Enrique Angelelli, figlio di emigranti italiani in Argentina, nacque il 17 giugno del 1923 a Cordoba, ma studiò a Roma, dove venne ordinato prete nel 1949. Nel 1951 fece ritorno a Cordoba; qui cominciò a visitare le ”villas miserias”: le baraccopoli argentine della zona e crebbe in lui una forte predilezione per i poveri. Dedito ai giovani fondò un movimento giovanile e divenne assistente della JOC (Gioventù Operaia Cattolica) e della JUC (Gioventù Universitaria Cattolica).
Il 12 dicembre 1960, a sorpresa, papa Giovanni lo designò vescovo ausiliare di Cordoba, operai e povera gente riempirono la cattedrale come mai si era visto prima. Mons. Angelelli, infatti, respirò a pieni polmoni l’aria di rinnovamento della Chiesa durante gli anni del Concilio, a cui partecipò durante le ultime tre sessioni, ma fu poco sostenuto negli ambienti più conservatori, tanto da determinare una sua “destituzione” a cappellano di una congregazione religiosa.
Trascorsi alcuni mesi e nominato il nuovo vescovo di Cordoba, Paolo VI, nel 1968 lo nominò vescovo titolare di La Rioja, nel nord-ovest dell’Argentina, dove orientò il suo servizio pastorale a difesa dei più deboli, parlando con franchezza e denunciando le ingiustizie. Si distinse, infatti, per la sua vicinanza ai lavoratori ed ai contadini, di cui promosse l’organizzazione in cooperative; denunciò l’usura, la droga, le case da gioco e la gestione della prostituzione in mano ai più ricchi e potenti della società “riojana”. Visitò assiduamente le varie comunità, anche le più sperdute, nonostante le continue critiche e opposizioni.
Il 13 giugno 1973, un gruppo di commercianti e proprietari terrieri, fomentati contro di lui a causa del suo sostegno ai minatori e ai manovali agricoli, interruppero la celebrazione della messa da lui celebrata con un lancio di pietre, mentre la radio boicottava la trasmissione delle sue messe in cattedrale.

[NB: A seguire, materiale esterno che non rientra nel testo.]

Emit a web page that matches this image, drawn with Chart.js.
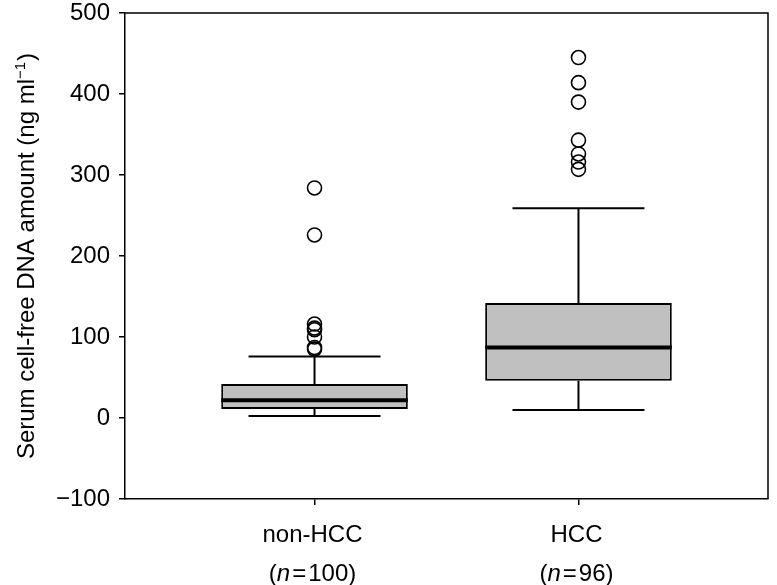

La reazione di mons. Angelelli espresse tutta la sua determinazione: “anche se ci obbligano al silenzio, Cristo parla” disse, mentre dall’ambone si espresse senza mezzi termini: “Non c’è nessuna pagina del Vangelo che comandi di essere stupidi, non abbiamo gli occhi chiusi, né le orecchie tappate…..”
Mentre si faceva sempre più intensa la sua attività a favore dei poveri, spiegava: “Io non posso predicare la rassegnazione. Dio non vuole uomini e donne rassegnati. Quello che vuole Dio sono uomini e donne che lottano pacificamente per la vita, per la libertà, non per finire in una nuova schiavitù.”
Durante la visita “ad limina” del 1974 gli fu consigliato di non tornare in Argentina, perché era a rischio la sua incolumità fisica, ma lui, così determinato, non prese neppure in considerazione la proposta.
Il 18 luglio 1976 ritrovò massacrati e mutilati, i corpi di due dei suoi preti più impegnati e il successivo 4 agosto toccò a lui, anche se gli assassini cercano di camuffare il suo omicidio come incidente stradale.
Dalla sua automobile, spinta in un burrone, sparì una cartellina con importanti documenti, frutto delle sue indagini sull’assassinio dei due preti.Ma il vescovo,prudentemente, ne aveva conservato una copia spedita in Vaticano.
Questi documenti a luglio 2014 sono risultati determinanti per condannare all’ergastolo due alti ufficiali dell’esercito, gli stessi che qualcuno aveva visto sparare il colpo di grazia alla testa del vescovo dopo il simulato incidente. La diocesi ha aperto il processo di beatificazione per mons. Enrique Angelelli, il vescovo che voleva avere “un orecchio al vangelo e un orecchio al popolo e che chiedeva di continuare ad attuare il Concilio e la promozione integrale dei riojanos”.